India is the world’s second-largest producer of wheat and rice and is home to more than 600 million farmers.
The country has achieved impressive food-production gains since the 1960s, due in part to an increased reliance on irrigation wells, which allowed Indian farmers to expand production into the mostly dry winter and summer seasons.
But those gains have come at a cost: The country that produces 10% of the world’s crops is now the world’s largest consumer of groundwater, and aquifers are rapidly becoming depleted across much of India.
Indian government officials have suggested that switching from groundwater-depleting wells to irrigation canals, which divert surface water from lakes and rivers, is one way to overcome projected shortfalls.
But in a study scheduled for publication in the journal Science Advances, a University of Michigan researcher and her colleagues conclude that a switch to canal irrigation will not fully compensate for the expected loss of groundwater in Indian agriculture.
The authors estimate that if Indian farmers lose all access to groundwater in overexploited regions, and if that irrigation water is not replaced with water from other sources, then winter cropped acreage could be reduced by up to 20% nationwide. However, that scenario seems highly unlikely and was included in the study only as an upper-bound estimate.
It seems more likely that any future groundwater shortfalls would be at least partially offset by increases in canal irrigation. But even if all Indian regions currently using depleted groundwater switch to canal irrigation, winter cropped acreage could still decline by 7% nationwide and by 24% in the most severely affected locations, according to the researchers.
“Our results highlight the critical importance of groundwater for Indian agriculture and rural livelihoods, and we were able to show that simply providing canal irrigation as a substitute irrigation source will likely not be enough to maintain current production levels in the face of groundwater depletion,” said study lead author Meha Jain of the University of Michigan.
The study analyzed high-resolution satellite imagery and village-level census data and focused on winter cropped acreage. While nearly all Indian farmers plant crops during the monsoon to take advantage of seasonal rains, winter agriculture is mainly reliant on groundwater irrigation and now accounts for 44% of the country’s annual cropped acreage for food grains.
“These findings suggest that other adaptation strategies, in addition to canal expansion, are needed to cope with ongoing groundwater losses,” said Jain, an assistant professor at the U-M School for Environment and Sustainability.
The possibilities include switching from winter rice to less water-intensive cereals, increased adoption of sprinklers and drip irrigation to conserve water in the fields, and policies to increase the efficiency of irrigation canals.
While groundwater depletion is becoming a global threat to food security, and the extent of current and projected groundwater depletion are well documented, the potential impacts on food production remain poorly quantified.

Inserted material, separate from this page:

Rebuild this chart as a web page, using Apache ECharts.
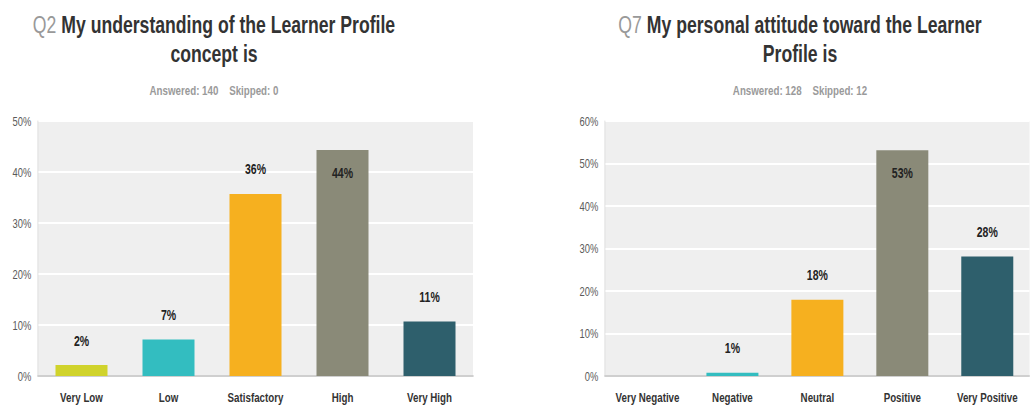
<!DOCTYPE html>
<html>
<head>
<meta charset="utf-8">
<script src="https://cdn.jsdelivr.net/npm/echarts@6/dist/echarts.min.js"></script>
<style>
  html, body { margin: 0; padding: 0; background: #fff; overflow: hidden; }
  /* the source uses a narrow typeface; draw wider and squeeze horizontally */
  #main { width: 1373px; height: 405px; transform: scaleX(0.75); transform-origin: 0 0; }
</style>
</head>
<body>
<div id="main"></div>
<script>
// Q2 - understanding
var q2Categories = ['Very Low', 'Low', 'Satisfactory', 'High', 'Very High'];
var q2Values = [2.14, 7.14, 35.71, 44.29, 10.71];
var q2Colors = ['#d0d32c', '#33bdc0', '#f6b01f', '#8a8a78', '#2e5f6c'];
// Q7 - attitude
var q7Categories = ['Very Negative', 'Negative', 'Neutral', 'Positive', 'Very Positive'];
var q7Values = [0, 0.78, 17.97, 53.13, 28.13];
var q7Colors = ['#d0d32c', '#33bdc0', '#f6b01f', '#8a8a78', '#2e5f6c'];

var FONT = '"Liberation Sans", Arial, sans-serif';
var SX = 0.75; // horizontal squeeze, see css

function buildData(values, colors, axisMax) {
  return values.map(function (v, i) {
    var inside = v > axisMax * 0.8;
    return {
      value: v,
      itemStyle: { color: colors[i] },
      label: {
        show: v > 0,
        position: inside ? 'insideTop' : 'top',
        distance: inside ? 16 : 17
      }
    };
  });
}

var chart = echarts.init(document.getElementById('main'), null, { renderer: 'svg' });

var titleStyle = {
  fontFamily: FONT,
  fontSize: 23.5,
  fontWeight: 'bold',
  color: '#333',
  lineHeight: 29,
  rich: {
    q: { fontFamily: FONT, fontSize: 23.5, fontWeight: 'normal', color: '#999', lineHeight: 29 }
  }
};
var subStyle = { fontFamily: FONT, fontSize: 13, fontWeight: 'bold', color: '#9a9a9a', lineHeight: 14 };

function yAxisOf(grid, max) {
  return {
    type: 'value', gridIndex: grid, min: 0, max: max, interval: 10,
    axisLine: { show: true, lineStyle: { color: '#dcdcdc', width: 1 } },
    axisTick: { show: false },
    splitLine: { lineStyle: { color: '#ffffff', width: 2 } },
    axisLabel: { formatter: '{value}%', color: '#5a5a5a', fontFamily: FONT, fontSize: 12.5, margin: 9 }
  };
}
function xAxisOf(grid, cats) {
  return {
    type: 'category', gridIndex: grid, data: cats,
    axisLine: { show: true, lineStyle: { color: '#cfcfcf', width: 2 } },
    axisTick: { show: false },
    axisLabel: { color: '#333', fontFamily: FONT, fontSize: 13, fontWeight: 'bold', margin: 15, interval: 0 }
  };
}

var labelStyle = {
  color: '#222', fontFamily: FONT, fontSize: 14, fontWeight: 'bold',
  formatter: function (p) { return Math.round(p.value) + '%'; }
};

chart.setOption({
  animation: false,
  title: [
    { text: '{q|Q2} My understanding of the Learner Profile\nconcept is', left: 214 / SX, top: 10, padding: 0, textAlign: 'center', textStyle: titleStyle },
    { text: 'Answered: 140    Skipped: 0', left: 214 / SX, top: 83, padding: 0, textAlign: 'center', textStyle: subStyle },
    { text: '{q|Q7} My personal attitude toward the Learner\nProfile is', left: 800 / SX, top: 10, padding: 0, textAlign: 'center', textStyle: titleStyle },
    { text: 'Answered: 128    Skipped: 12', left: 800 / SX, top: 83, padding: 0, textAlign: 'center', textStyle: subStyle }
  ],
  grid: [
    { left: 38 / SX, top: 121, width: 435 / SX, height: 255, show: true, backgroundColor: '#efefef', borderWidth: 0 },
    { left: 605 / SX, top: 121, width: 435 / SX, height: 255, show: true, backgroundColor: '#efefef', borderWidth: 0 }
  ],
  xAxis: [xAxisOf(0, q2Categories), xAxisOf(1, q7Categories)],
  yAxis: [yAxisOf(0, 50), yAxisOf(1, 60)],
  series: [
    { type: 'bar', xAxisIndex: 0, yAxisIndex: 0, barWidth: 52 / SX, label: labelStyle, data: buildData(q2Values, q2Colors, 50) },
    { type: 'bar', xAxisIndex: 1, yAxisIndex: 1, barWidth: 52 / SX, label: labelStyle, data: buildData(q7Values, q7Colors, 60) }
  ]
});
</script>
</body>
</html>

The study by Jain and colleagues is the first to use high-resolution empirical data, including census data about the irrigation methods used in more than 500,000 Indian villages, to estimate the crop production losses that may occur when overexploited groundwater is lost.
The proliferation of deep (>100 feet) irrigation wells called tube wells since the 1960s has enabled Indian farmers to increase the number of seasons when crops are planted in a given year. This increase in “cropping intensity” is credited for much of the country’s food-production gains.
The researchers used satellite data to measure Indian winter cropped area, a key determinant of cropping intensity. They then linked the satellite data to census information about the three main types of irrigation infrastructure in India: shallow “dug wells,” deeper tube wells and canals that divert surface water.
Linking the two datasets allowed them to determine the relative efficacy of each irrigation method. That, in turn, enabled them to estimate potential future acreage losses and the ability of canal expansion to fill the gap.
The study’s worst-case scenario found that winter cropped area could decrease by up to 20% nationwide and by 68% in the most severely affected regions, if farmers lose all access to groundwater and if that irrigation water is not replaced from another source. The expected losses would largely occur in northwest and central India, according to the study.
The researchers also found that increased distance from existing irrigation canals is strongly associated with decreased acreage planted with winter crops. In the future, a greater reliance on canals could increase inequities related to irrigation access, according to the authors.
“This suggests that while canals may be a viable form of irrigation for those who live near canals, they may lead to more unequal access to irrigation across villages compared to wells, with negative impacts for those who live farther from canals,” the authors wrote.
In addition, the lakes and rivers that feed irrigation canals rise and fall in response to rainfall variability, unlike deep groundwater wells. So, a greater reliance on canal irrigation in the future would result in increased sensitivity to year-to-year precipitation fluctuations, as well as any long-term trends due to human-caused climate change.
“Understanding the complex relationship between food security and water availability is crucial as we prepare for future rainfall variability due to global climate change,” said co-author Gillian Galford of the University of Vermont.